# Instructions for the task
Bring together all lines of the material below that contain the string "with".
[Start Available data]
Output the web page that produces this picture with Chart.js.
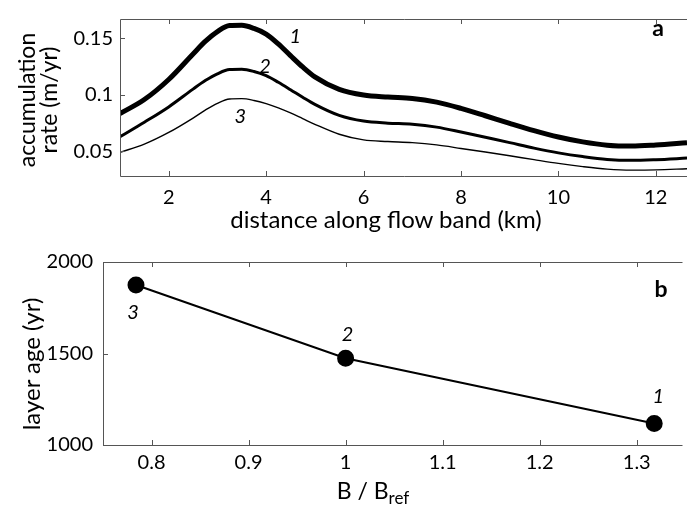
<!DOCTYPE html>
<html>
<head>
<meta charset="utf-8">
<script src="https://cdn.jsdelivr.net/npm/chart.js@4.4.1/dist/chart.umd.min.js"></script>
<style>
  body { margin: 0; background: #fff; }
  #wrap { position: relative; width: 687px; height: 512px; overflow: hidden; font-family: Lato, sans-serif; color: #000; }
  .panel { position: absolute; left: 0; width: 687px; }
  .lbl { position: absolute; white-space: nowrap; font-size: 24px; line-height: 22px; }
  .rot { transform: translate(-50%, -50%) rotate(-90deg); text-align: center; }
  sub { font-size: 17px; vertical-align: -5px; }
</style>
</head>
<body>
<div id="wrap">
  <div class="panel" style="top:0;height:240px"><canvas id="chartA" width="687" height="240"></canvas></div>
  <div class="panel" style="top:240px;height:272px"><canvas id="chartB" width="687" height="272"></canvas></div>
  <div class="lbl rot" style="left:37px;top:100px;font-size:23px">accumulation<br>rate (m/yr)</div>
  <div class="lbl" style="left:386px;top:219px;transform:translate(-50%,-50%)">distance along flow band (km)</div>
  <div class="lbl rot" style="left:31px;top:364px">layer age (yr)</div>
  <div class="lbl" style="left:373px;top:494px;transform:translate(-50%,-50%);font-size:23px">B / B<sub>ref</sub></div>
</div>
<script>
// panel a: accumulation rate along the flow band
const distanceKm = [1, 1.5, 2, 2.5, 2.75, 3, 3.25, 3.5, 3.75, 4, 4.25, 4.5, 4.75, 5, 5.5, 6, 6.5, 7, 7.5, 8, 8.5, 9, 9.5, 10, 10.5, 11, 11.5, 12, 12.64];
const rateRun1 = [0.0834, 0.0958, 0.1135, 0.136, 0.147, 0.1557, 0.161, 0.1612, 0.1585, 0.1535, 0.1448, 0.1345, 0.1245, 0.1158, 0.1048, 0.0998, 0.098, 0.0968, 0.0935, 0.088, 0.0815, 0.0748, 0.0684, 0.0628, 0.0585, 0.0556, 0.0548, 0.0558, 0.0578];
const rateRun2 = [0.063, 0.0758, 0.0893, 0.105, 0.1125, 0.1185, 0.1222, 0.1224, 0.1205, 0.1168, 0.111, 0.1045, 0.0978, 0.0915, 0.0818, 0.0768, 0.075, 0.074, 0.0715, 0.0672, 0.0625, 0.0578, 0.053, 0.0488, 0.0455, 0.043, 0.0422, 0.0428, 0.0442];
const rateRun3 = [0.0492, 0.0565, 0.0668, 0.0795, 0.0865, 0.0925, 0.0963, 0.0966, 0.095, 0.0922, 0.0885, 0.084, 0.079, 0.074, 0.0652, 0.0602, 0.0588, 0.0578, 0.0558, 0.0527, 0.0495, 0.0462, 0.0428, 0.0395, 0.0367, 0.0345, 0.0336, 0.0338, 0.0348];
const curveLabels = ['1', '2', '3'];
const curveLabelPos = [[4.6, 0.1516], [3.98, 0.1252], [3.47, 0.0812]];

// panel b: layer age against B / Bref
const bRatio = [0.784, 1.0, 1.318];
const layerAge = [1874, 1474, 1118];
const runLabels = ['3', '2', '1'];

const xTicksA = [2, 4, 6, 8, 10, 12];
const yTicksA = [0.05, 0.1, 0.15];
const xTicksB = [0.8, 0.9, 1, 1.1, 1.2, 1.3];
const yTicksB = [1000, 1500, 2000];

const frameColor = '#555';
const tickFont = { family: 'Lato, sans-serif', size: 20 };

function toPoints(xs, ys) {
    return xs.map((x, i) => ({ x: x, y: ys[i] }));
}

function fixedTicks(values) {
    return function (scale) {
        scale.ticks = values.map(v => ({ value: v }));
    };
}

// MATLAB-like box: left, top and bottom lines with ticks pointing inward
const framePlugin = {
    id: 'frame',
    afterDraw(chart) {
        const { ctx, chartArea: a, scales } = chart;
        ctx.save();
        ctx.strokeStyle = frameColor;
        ctx.lineWidth = 1;
        ctx.beginPath();
        ctx.moveTo(a.right + 5, a.top + 0.5);
        ctx.lineTo(a.left + 0.5, a.top + 0.5);
        ctx.lineTo(a.left + 0.5, a.bottom + 0.5);
        ctx.lineTo(a.right + 5, a.bottom + 0.5);
        scales.x.ticks.forEach(t => {
            const px = Math.round(scales.x.getPixelForValue(t.value)) + 0.5;
            ctx.moveTo(px, a.top);
            ctx.lineTo(px, a.top + 5);
            ctx.moveTo(px, a.bottom);
            ctx.lineTo(px, a.bottom - 5);
        });
        scales.y.ticks.forEach(t => {
            const py = Math.round(scales.y.getPixelForValue(t.value)) + 0.5;
            ctx.moveTo(a.left, py);
            ctx.lineTo(a.left + 5, py);
        });
        ctx.stroke();
        ctx.restore();
    }
};

// italic run numbers and bold panel letters
const labelPlugin = {
    id: 'labels',
    afterDatasetsDraw(chart, args, opts) {
        const { ctx, scales } = chart;
        ctx.save();
        ctx.fillStyle = '#000';
        ctx.textAlign = 'center';
        ctx.textBaseline = 'middle';
        ctx.font = 'italic 20px Lato, sans-serif';
        opts.items.forEach(it => {
            ctx.fillText(it.text,
                scales.x.getPixelForValue(it.x) + (it.dx || 0),
                scales.y.getPixelForValue(it.y) + (it.dy || 0));
        });
        ctx.font = 'bold 23px Lato, sans-serif';
        ctx.fillText(opts.panel, opts.panelX, opts.panelY);
        ctx.restore();
    }
};

const scaleBase = {
    type: 'linear',
    grid: { display: false, drawTicks: false },
    border: { display: false },
    ticks: { color: '#000', font: tickFont, includeBounds: false }
};

new Chart(document.getElementById('chartA'), {
    type: 'line',
    data: {
        datasets: [
            { data: toPoints(distanceKm, rateRun1), borderWidth: 5 },
            { data: toPoints(distanceKm, rateRun2), borderWidth: 3 },
            { data: toPoints(distanceKm, rateRun3), borderWidth: 1.4 }
        ].map(d => Object.assign(d, {
            borderColor: '#000',
            pointRadius: 0,
            cubicInterpolationMode: 'monotone',
            fill: false
        }))
    },
    options: {
        responsive: false,
        animation: false,
        layout: { padding: { top: 3, right: 0, left: 0, bottom: 0 } },
        plugins: {
            legend: { display: false },
            tooltip: { enabled: false },
            labels: {
                items: curveLabels.map((t, i) => ({ text: t, x: curveLabelPos[i][0], y: curveLabelPos[i][1] })),
                panel: 'a', panelX: 658, panelY: 29
            }
        },
        scales: {
            x: Object.assign({}, scaleBase, {
                min: 1, max: 12.64,
                afterBuildTicks: fixedTicks(xTicksA),
                afterFit: s => { s.height = 64; },
                ticks: Object.assign({}, scaleBase.ticks, { padding: 10 })
            }),
            y: Object.assign({}, scaleBase, {
                min: 0.0284, max: 0.1668,
                afterBuildTicks: fixedTicks(yTicksA),
                afterFit: s => { s.width = 120; },
                ticks: Object.assign({}, scaleBase.ticks, {
                    padding: 7,
                    callback: v => String(+v.toFixed(2))
                })
            })
        }
    },
    plugins: [framePlugin, labelPlugin]
});

new Chart(document.getElementById('chartB'), {
    type: 'line',
    data: {
        datasets: [{
            data: toPoints(bRatio, layerAge),
            borderColor: '#000',
            borderWidth: 2,
            pointRadius: 7.5,
            pointBackgroundColor: '#000',
            pointBorderColor: '#000',
            tension: 0
        }]
    },
    options: {
        responsive: false,
        animation: false,
        layout: { padding: { top: 22, right: 0, left: 0, bottom: 0 } },
        plugins: {
            legend: { display: false },
            tooltip: { enabled: false },
            labels: {
                items: [
                    { text: runLabels[0], x: bRatio[0], y: layerAge[0], dx: -3, dy: 27 },
                    { text: runLabels[1], x: bRatio[1], y: layerAge[1], dx: 2, dy: -24 },
                    { text: runLabels[2], x: bRatio[2], y: layerAge[2], dx: 4, dy: -27 }
                ],
                panel: 'b', panelX: 661, panelY: 50
            }
        },
        scales: {
            x: Object.assign({}, scaleBase, {
                min: 0.75, max: 1.342,
                afterBuildTicks: fixedTicks(xTicksB),
                afterFit: s => { s.height = 67; },
                ticks: Object.assign({}, scaleBase.ticks, {
                    padding: 6,
                    callback: v => String(+v.toFixed(1))
                })
            }),
            y: Object.assign({}, scaleBase, {
                min: 1000, max: 2000,
                afterBuildTicks: fixedTicks(yTicksB),
                afterFit: s => { s.width = 103; },
                ticks: Object.assign({}, scaleBase.ticks, {
                    padding: 10,
                    callback: v => String(v)
                })
            })
        }
    },
    plugins: [framePlugin, labelPlugin]
});
</script>
</body>
</html>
[End Available data]
# Answer to this problem
Output the web page that produces this picture with Chart.js.
// MATLAB-like box: left, top and bottom lines with ticks pointing inward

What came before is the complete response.